— start of Material provided —

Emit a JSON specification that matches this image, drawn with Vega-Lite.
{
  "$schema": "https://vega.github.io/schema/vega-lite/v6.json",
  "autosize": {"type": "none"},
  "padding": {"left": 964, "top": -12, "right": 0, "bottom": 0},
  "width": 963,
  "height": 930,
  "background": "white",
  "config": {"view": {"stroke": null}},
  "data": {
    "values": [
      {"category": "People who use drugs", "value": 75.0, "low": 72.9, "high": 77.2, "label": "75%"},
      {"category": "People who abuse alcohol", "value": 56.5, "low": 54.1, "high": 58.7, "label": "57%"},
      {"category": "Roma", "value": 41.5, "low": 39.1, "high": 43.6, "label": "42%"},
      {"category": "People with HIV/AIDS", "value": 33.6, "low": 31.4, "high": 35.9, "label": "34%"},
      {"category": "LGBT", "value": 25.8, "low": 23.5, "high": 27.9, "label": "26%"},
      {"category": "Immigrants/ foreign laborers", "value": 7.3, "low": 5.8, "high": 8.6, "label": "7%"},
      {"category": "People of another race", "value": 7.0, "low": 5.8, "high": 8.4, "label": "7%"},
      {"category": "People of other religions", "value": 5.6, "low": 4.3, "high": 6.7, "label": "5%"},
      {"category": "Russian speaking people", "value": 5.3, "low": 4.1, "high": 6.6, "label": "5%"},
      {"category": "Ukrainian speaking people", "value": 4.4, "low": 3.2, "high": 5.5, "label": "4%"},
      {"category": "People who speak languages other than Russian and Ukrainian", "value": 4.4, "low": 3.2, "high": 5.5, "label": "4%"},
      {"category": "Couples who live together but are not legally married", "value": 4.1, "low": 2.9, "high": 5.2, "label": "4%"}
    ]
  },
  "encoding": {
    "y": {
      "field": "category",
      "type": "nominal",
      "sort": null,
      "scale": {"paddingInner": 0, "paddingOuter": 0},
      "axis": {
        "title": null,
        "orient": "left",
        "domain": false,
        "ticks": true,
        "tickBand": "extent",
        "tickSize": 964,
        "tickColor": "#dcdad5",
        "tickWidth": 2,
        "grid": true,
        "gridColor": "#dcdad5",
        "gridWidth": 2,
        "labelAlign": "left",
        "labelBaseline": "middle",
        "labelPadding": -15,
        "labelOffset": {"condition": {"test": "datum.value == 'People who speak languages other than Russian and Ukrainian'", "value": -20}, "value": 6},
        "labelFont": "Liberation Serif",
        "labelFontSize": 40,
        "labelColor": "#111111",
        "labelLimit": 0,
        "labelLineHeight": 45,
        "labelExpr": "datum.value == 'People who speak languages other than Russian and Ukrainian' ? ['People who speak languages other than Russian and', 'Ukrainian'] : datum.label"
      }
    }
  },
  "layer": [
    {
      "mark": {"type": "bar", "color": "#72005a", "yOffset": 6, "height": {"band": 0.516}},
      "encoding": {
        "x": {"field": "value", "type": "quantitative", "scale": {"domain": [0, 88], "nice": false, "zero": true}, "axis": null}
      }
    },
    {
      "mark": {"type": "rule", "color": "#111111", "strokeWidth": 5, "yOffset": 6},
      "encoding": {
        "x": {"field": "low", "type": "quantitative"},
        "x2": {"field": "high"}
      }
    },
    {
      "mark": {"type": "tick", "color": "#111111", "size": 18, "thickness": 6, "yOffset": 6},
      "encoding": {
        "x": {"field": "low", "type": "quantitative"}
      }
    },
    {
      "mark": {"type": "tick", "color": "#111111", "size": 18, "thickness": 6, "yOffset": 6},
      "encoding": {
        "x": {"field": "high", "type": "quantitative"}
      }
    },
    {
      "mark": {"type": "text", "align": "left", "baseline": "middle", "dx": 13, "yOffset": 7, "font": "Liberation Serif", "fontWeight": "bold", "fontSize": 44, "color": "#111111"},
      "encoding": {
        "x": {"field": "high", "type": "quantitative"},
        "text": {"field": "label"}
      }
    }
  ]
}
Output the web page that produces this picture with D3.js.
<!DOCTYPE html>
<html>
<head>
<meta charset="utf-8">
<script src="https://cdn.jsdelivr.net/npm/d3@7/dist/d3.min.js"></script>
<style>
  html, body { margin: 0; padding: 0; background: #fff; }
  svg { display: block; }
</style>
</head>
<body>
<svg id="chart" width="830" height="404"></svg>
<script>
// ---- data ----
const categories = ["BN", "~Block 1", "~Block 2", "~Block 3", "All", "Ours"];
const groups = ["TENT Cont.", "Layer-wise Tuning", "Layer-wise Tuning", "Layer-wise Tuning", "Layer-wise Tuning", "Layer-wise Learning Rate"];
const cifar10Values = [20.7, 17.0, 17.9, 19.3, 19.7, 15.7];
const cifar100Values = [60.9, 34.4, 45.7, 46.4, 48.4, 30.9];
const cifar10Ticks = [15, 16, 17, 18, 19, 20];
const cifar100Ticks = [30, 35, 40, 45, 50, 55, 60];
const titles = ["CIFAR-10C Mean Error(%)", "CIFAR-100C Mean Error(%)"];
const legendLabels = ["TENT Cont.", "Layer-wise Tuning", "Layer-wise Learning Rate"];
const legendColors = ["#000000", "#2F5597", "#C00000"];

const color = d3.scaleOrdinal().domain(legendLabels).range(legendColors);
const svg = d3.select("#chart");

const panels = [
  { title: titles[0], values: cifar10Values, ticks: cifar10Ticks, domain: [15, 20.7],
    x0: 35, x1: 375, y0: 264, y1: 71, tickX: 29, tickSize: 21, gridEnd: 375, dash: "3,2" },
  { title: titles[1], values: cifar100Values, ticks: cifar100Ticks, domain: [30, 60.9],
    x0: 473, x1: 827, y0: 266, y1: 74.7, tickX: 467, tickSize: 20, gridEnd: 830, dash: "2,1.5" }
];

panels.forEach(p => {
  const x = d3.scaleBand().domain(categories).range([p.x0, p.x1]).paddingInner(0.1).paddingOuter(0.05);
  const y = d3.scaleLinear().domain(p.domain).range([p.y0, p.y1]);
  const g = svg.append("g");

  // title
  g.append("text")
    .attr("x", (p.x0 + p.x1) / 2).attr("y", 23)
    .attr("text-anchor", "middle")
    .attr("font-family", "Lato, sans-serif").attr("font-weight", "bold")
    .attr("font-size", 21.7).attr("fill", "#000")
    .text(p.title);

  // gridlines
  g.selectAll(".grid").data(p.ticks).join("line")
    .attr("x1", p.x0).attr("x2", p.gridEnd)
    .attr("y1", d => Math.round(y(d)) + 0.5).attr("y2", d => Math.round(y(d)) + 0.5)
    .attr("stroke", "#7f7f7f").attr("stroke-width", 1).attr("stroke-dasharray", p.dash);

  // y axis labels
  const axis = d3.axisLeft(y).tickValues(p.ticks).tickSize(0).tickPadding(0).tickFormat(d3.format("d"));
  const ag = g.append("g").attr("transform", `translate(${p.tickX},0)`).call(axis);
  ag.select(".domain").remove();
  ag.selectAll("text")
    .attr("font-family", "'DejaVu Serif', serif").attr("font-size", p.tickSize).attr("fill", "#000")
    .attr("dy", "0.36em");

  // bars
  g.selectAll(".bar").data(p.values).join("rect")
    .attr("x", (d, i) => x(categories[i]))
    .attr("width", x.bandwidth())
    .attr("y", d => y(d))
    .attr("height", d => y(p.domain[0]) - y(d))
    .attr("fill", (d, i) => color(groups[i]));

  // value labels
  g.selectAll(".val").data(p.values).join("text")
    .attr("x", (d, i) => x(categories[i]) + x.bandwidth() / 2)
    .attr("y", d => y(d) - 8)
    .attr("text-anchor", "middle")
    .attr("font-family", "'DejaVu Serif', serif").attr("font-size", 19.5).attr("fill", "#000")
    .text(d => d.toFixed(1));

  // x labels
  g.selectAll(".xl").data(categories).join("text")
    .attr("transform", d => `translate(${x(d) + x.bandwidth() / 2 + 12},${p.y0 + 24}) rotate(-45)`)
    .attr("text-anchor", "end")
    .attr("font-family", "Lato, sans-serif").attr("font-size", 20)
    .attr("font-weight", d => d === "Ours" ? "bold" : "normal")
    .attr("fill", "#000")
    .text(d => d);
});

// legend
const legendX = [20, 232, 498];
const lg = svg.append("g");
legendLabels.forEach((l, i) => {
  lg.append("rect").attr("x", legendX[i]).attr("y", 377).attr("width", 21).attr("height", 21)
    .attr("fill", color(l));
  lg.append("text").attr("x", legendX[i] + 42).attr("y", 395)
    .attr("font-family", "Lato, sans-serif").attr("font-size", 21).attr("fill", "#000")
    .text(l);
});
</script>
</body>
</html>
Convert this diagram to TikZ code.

— end of Material provided —

▸ **Objective**: Search the records for the word "this", then list every line that has it.

▸ **Task answer**:
Emit a JSON specification that matches this image, drawn with Vega-Lite.
Output the web page that produces this picture with D3.js.
Convert this diagram to TikZ code.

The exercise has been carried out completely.